Tony Montana’s famous quote from Scarface couldn’t be more relevant to the industry from which it came – without significant funding the majority of films stand little chance of success. But despite the success of high budget productions, such as Deadpool, these are in a minority. For example, only 7% of British films make a profit. Businesses cannot afford such gung-ho odds.
For businesses, intelligent financial planning and forecasting is vital, maximising the potential of working capital and boosting the bottom line. Managing your financial resources and capital effectively requires accuracy and speed, two qualities that are seldom linked to the legacy software and spreadsheets currently used for the task across many organisations. Cloud analytics tools provide both attributes, avoiding much of the human error of manual input through automation and programming, while operating in real time allows organisations to see how they are performing now, and act with the latest information – not according to last quarter’s figures.

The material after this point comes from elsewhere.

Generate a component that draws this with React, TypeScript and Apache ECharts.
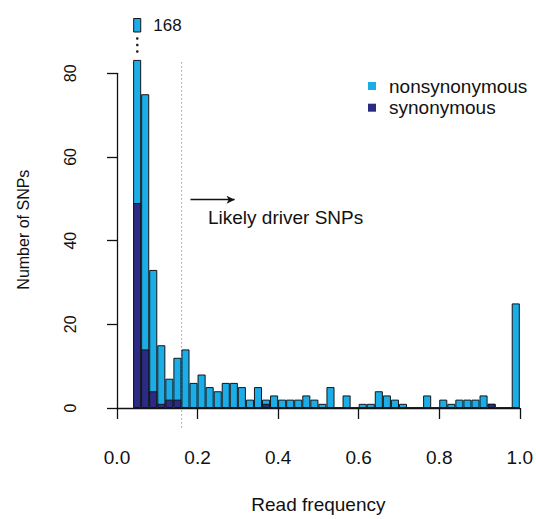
import React, { useEffect, useRef } from 'react';
import * as echarts from 'echarts';

// Histogram bins (left edges, width 0.02)
const binStarts = [
  0.04, 0.06, 0.08, 0.10, 0.12, 0.14, 0.16, 0.18, 0.20, 0.22, 0.24, 0.26,
  0.28, 0.30, 0.32, 0.34, 0.36, 0.38, 0.40, 0.42, 0.44, 0.46, 0.48, 0.50,
  0.52, 0.54, 0.56, 0.58, 0.60, 0.62, 0.64, 0.66, 0.68, 0.70, 0.72, 0.74,
  0.76, 0.78, 0.80, 0.82, 0.84, 0.86, 0.88, 0.90, 0.92, 0.94, 0.96, 0.98,
];
// All SNPs (drawn light: nonsynonymous) per bin
const totalCounts = [
  168, 75, 33, 15, 7, 12, 14, 6, 8, 5, 4, 6,
  6, 5, 2, 5, 2, 3, 2, 2, 2, 3, 2, 1,
  5, 0, 3, 0, 1, 1, 4, 3, 2, 1, 0, 0,
  3, 0, 2, 1, 2, 2, 2, 3, 1, 0, 0, 25,
];
// Synonymous SNPs per bin (drawn dark on top)
const synCounts = [
  49, 14, 4, 1, 2, 2, 0, 0, 0, 0, 0, 0,
  0, 0, 0, 0, 1, 0, 0, 0, 0, 0, 0, 0,
  0, 0, 0, 0, 0, 0, 0, 0, 0, 0, 0, 0,
  0, 0, 0, 0, 0, 0, 0, 0, 1, 0, 0, 0,
];
const seriesNames = ['nonsynonymous', 'synonymous'];
const thresholdLine = 0.16;
const annotationText = 'Likely driver SNPs';

const BIN_W = 0.02;
const Y_BOTTOM = -3.2; // plot region bottom
const Y_TOP = 83.2; // plot region top (broken axis)
const LIGHT = '#1BADE8';
const DARK = '#2B2A85';
const EDGE = '#151515';
const FONT = 'Liberation Sans, Arial, Helvetica, sans-serif';

export default function App() {
  const ref = useRef<HTMLDivElement>(null);
  useEffect(() => {
    if (!ref.current) return;
    const chart = echarts.init(ref.current, null, { renderer: 'svg' });
    const barW = 404 * BIN_W;
    const mainLight = binStarts.map((b, i) => [b + BIN_W / 2, Math.min(totalCounts[i], Y_TOP)]);
    const mainDark = binStarts.map((b, i) => [b + BIN_W / 2, synCounts[i]]);
    const topLight = binStarts
      .map((b, i) => [b + BIN_W / 2, totalCounts[i]])
      .filter((d) => d[1] > 80);
    const barStyle = (c: string) => ({ color: c, borderColor: EDGE, borderWidth: 1 });

    chart.setOption({
      animation: false,
      textStyle: { fontFamily: FONT },
      grid: [
        { left: 117, right: 15, top: 73.3, bottom: 105 },
        { left: 117, right: 15, top: 18, height: 14 },
        { left: 117, right: 15, top: 59.7, bottom: 91.4 },
      ],
      legend: {
        data: seriesNames,
        orient: 'vertical',
        left: 368,
        top: 76.5,
        padding: 0,
        itemWidth: 8,
        itemHeight: 8,
        itemGap: 2.7,
        icon: 'rect',
        itemStyle: { borderWidth: 0 },
        textStyle: { fontSize: 19, color: '#111', fontFamily: FONT, padding: [0, 0, 0, 8], lineHeight: 19 },
        selectedMode: false,
      },
      xAxis: [
        {
          type: 'value', gridIndex: 0, min: 0, max: 1, interval: 0.2, offset: 14,
          name: 'Read frequency', nameLocation: 'middle', nameGap: 73,
          nameTextStyle: { fontSize: 19, color: '#111', fontFamily: FONT },
          axisLine: { show: true, lineStyle: { color: '#111', width: 1.3 } },
          axisTick: { show: true, length: 11, lineStyle: { color: '#111', width: 1.3 } },
          axisLabel: { fontSize: 19, color: '#111', margin: 26, fontFamily: FONT, formatter: (v: number) => v.toFixed(1) },
          splitLine: { show: false },
        },
        { type: 'value', gridIndex: 1, min: 0, max: 1, show: false },
        { type: 'value', gridIndex: 2, min: 0, max: 1, show: false },
      ],
      yAxis: [
        {
          type: 'value', gridIndex: 0, min: 0, max: 80, interval: 20, offset: 17,
          name: 'Number of SNPs', nameLocation: 'middle', nameGap: 69, nameRotate: 90,
          nameTextStyle: { fontSize: 16, color: '#111', fontFamily: FONT, padding: [0, 0, 0, 22] },
          axisLine: { show: true, lineStyle: { color: '#111', width: 1.3 } },
          axisTick: { show: true, length: 10, lineStyle: { color: '#111', width: 1.3 } },
          axisLabel: { fontSize: 16, color: '#111', rotate: 90, margin: 22, fontFamily: FONT },
          splitLine: { show: false },
        },
        { type: 'value', gridIndex: 1, min: 164.7, max: 168, show: false },
        { type: 'value', gridIndex: 2, min: Y_BOTTOM, max: Y_TOP, show: false },
      ],
      series: [
        {
          name: 'threshold', type: 'line', xAxisIndex: 2, yAxisIndex: 2,
          data: [[thresholdLine, Y_BOTTOM], [thresholdLine, Y_TOP]],
          symbol: 'none', silent: true, z: 1,
          lineStyle: { type: [1.5, 2.5], color: '#999', width: 1 },
        },
        {
          name: seriesNames[0], type: 'bar', xAxisIndex: 0, yAxisIndex: 0,
          data: mainLight, barWidth: barW, barGap: '-100%', clip: false,
          itemStyle: barStyle(LIGHT), silent: true,
          markLine: {
            silent: true, animation: false, label: { show: false },
            data: [
              [
                { coord: [0.1824, 49.8], symbol: 'none', lineStyle: { type: 'solid', color: '#111', width: 1.3 } },
                { coord: [0.292, 49.8], symbol: 'arrow', symbolSize: [6, 8] },
              ],
            ],
          },
        },
        {
          name: seriesNames[1], type: 'bar', xAxisIndex: 0, yAxisIndex: 0,
          data: mainDark, barWidth: barW, barGap: '-100%', clip: false,
          itemStyle: barStyle(DARK), silent: true,
        },
        {
          name: seriesNames[0], type: 'bar', xAxisIndex: 1, yAxisIndex: 1,
          data: topLight, barWidth: barW, clip: true,
          itemStyle: barStyle(LIGHT), silent: true,
          label: {
            show: true, position: 'right', distance: 12, fontSize: 17, color: '#111', fontFamily: FONT,
            formatter: (p: any) => String(p.value[1]),
          },
        },
      ],
      graphic: [
        { type: 'circle', shape: { cx: 137.3, cy: 38.5, r: 1.3 }, style: { fill: '#222' }, silent: true },
        { type: 'circle', shape: { cx: 137.3, cy: 45, r: 1.3 }, style: { fill: '#222' }, silent: true },
        { type: 'circle', shape: { cx: 137.3, cy: 51.5, r: 1.3 }, style: { fill: '#222' }, silent: true },
        {
          type: 'text', left: 208, top: 208, silent: true,
          style: { text: annotationText, fontSize: 19, fontFamily: FONT, fill: '#111' },
        },
      ],
    });
    return () => chart.dispose();
  }, []);
  return <div ref={ref} style={{ position: 'absolute', left: 0, top: 0, width: 536, height: 519 }} />;
}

Money is the foundation but it is far from the only resource that makes a movie. On- and off-set, the number of cast and crew working on a Hollywood blockbuster can number into the thousands. From the runners to the director, efficiency is everything. If the actors turn up on a set that’s not ready because the production preparation is not finished, that idle time can prove incredibly costly. From running costs on location, to equipment and labour costs, effective management of the workforce is central to delivering a film on time and on budget – a target that is famously missed all too often in this industry.
For businesses, people are both the greatest expense and the greatest asset. Effective management of this boils down to a combination of being able to rapidly model staff costs and accurately forecast staff requirements over long periods, while simultaneous having the agility to rapidly respond to regional spikes in demand. Tools that enhance this flexibility allow you to identify the need first and respond ahead of your competitors.
As the curtain is raised on the Oscars award ceremony, the business world can look to the global movie industry for inspiration in taking on the future challenges of a volatile world. As with a movie, it’s all in the planning, making sure you are ready to take on any scenario, and that you have the agility to shift resources rapidly to respond to unexpected situations.